This invention relates to rubber polymerases in substantially pure form and methods for their production and use in the in vitro synthesis of natural rubber, particularly high molecular weight natural rubber.
Natural rubber is found in thousands of plants from various families. Several fungi have also been reported to synthesize natural rubber. Most plants and all of the fungi contain very little rubber, and the molecular weight of the rubber is too low for the rubber to be of commercial value.
The two sources of natural rubber that have been used commercially are Hevea brasiliensis and Parthenium argentatum (guayule). H. brasiliensis is the dominant source of natural rubber. Guayule was a commercial source of natural rubber in the first part of this century, providing 10% of the world supply in 1910. During World War II, when the United States' supply of natural rubber from Southeast Asia was cut off, a large-scale planting of guayule was conducted by the U.S. Forest Service as part of the Emergency Rubber Project. When the war was over, the low price and high availability of H. brasiliensis rubber made guayule an unattractive source of natural rubber. The dominance of H. brasiliensis continues today. However, recent economic and political trends encourage the development of alternative sources of high molecular weight natural rubber. One of these sources is in vitro synthesis.

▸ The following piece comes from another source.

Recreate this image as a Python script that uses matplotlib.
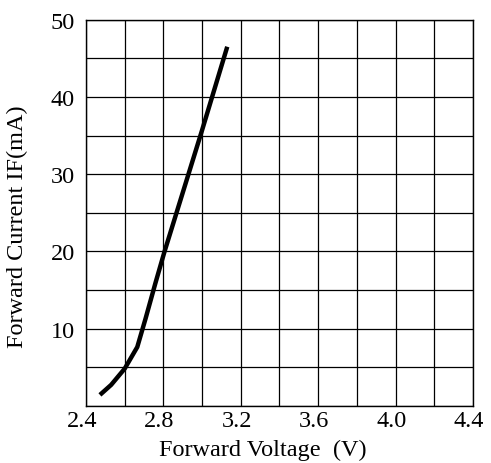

The pathway of rubber biosynthesis in H. brasiliensis is well established and has been reviewed by Archer and Audley, Advances in Enzymology, 29: 221-257, 1967 and Lynen, J. Rubber Res. Inst. Malaya, 21(4): 389-406, 1969. The final step in the biosynthesis of rubber is catalyzed by the enzyme rubber polymerase, which is found in the latex. This enzyme catalyzes the polymerization of isopentenyl pyrohosphate (IPP) onto an allylic pyrophosphate to make rubber with the production of inorganic pyrophosphate. The enzyme has also been called rubber transferase or cis-1,4-polyisoprene pyrophosphate: isopentenyl pyrophosphate cis-1,4-polyisoprenyl transferase. It is a member of the group of enzymes called prenyltransferases, which polymerize IPP to different chain lengths and stereochemical configurations. The term "rubber polymerase" will be used herein to describe the enzyme.
In H. brasiliensis latex, the enzyme is mainly associated with rubber particles, but it is also found free in solution, Archer and Audley, supra. The synthesis of rubber takes place on the surface of the rubber particles, Lynen, supra. Even though studies of rubber polymerase have been carried out in a number of laboratories (Archer and Audley, supra; Lynen, supra; Archer and Cockbain, Methods in Enzymology, 15: 476-481, 1969), successful production of rubber polymerase from H. brasiliensis or any other source in substantially pure form has not been achieved prior to the present invention.
Rubber polymerase in substantially pure form will have several applications that will be very important for the rubber industry. The enzyme, either immobilized or free in solution, could be used to produce natural rubber in vitro. This would allow the production of the rubber without the use of H. brasiliensis latex and at locations near factories where the rubber is processed into finished articles, such as tires. In addition, natural rubber made in vitro may even be superior to natural rubber produced from H. brasiliensis latex because the conditions for making natural rubber in vitro could be controlled so as to produce natural rubber of higher purity or having other desirable chemical or physical properties. For example, the in vitro rubber would be more uniform and would also be substantially free of proteins and lipids that can interfere with certain applications of natural rubber.
Another important application would to prepare antibodies to the substantially pure rubber polymerase. Such antibodies could be used to develop a screening method for plants and other organisms to determine the amount of rubber polymerase in such organisms.
In still another important application, the purified enzyme could be sequenced and, using the sequence of the enzyme, the rubber polymerase gene or a probe for the gene could be synthesized. Once the gene for the enzyme was identified, the ability to produce natural rubber could be introduced into other organisms. Finally, once more is known about the sequence and structure of the enzyme, site directed mutagensis could be used to produce a rubber polymerase with altered catalytic properties. This would allow more control over the biosynthesis of natural rubber in vivo and in vitro.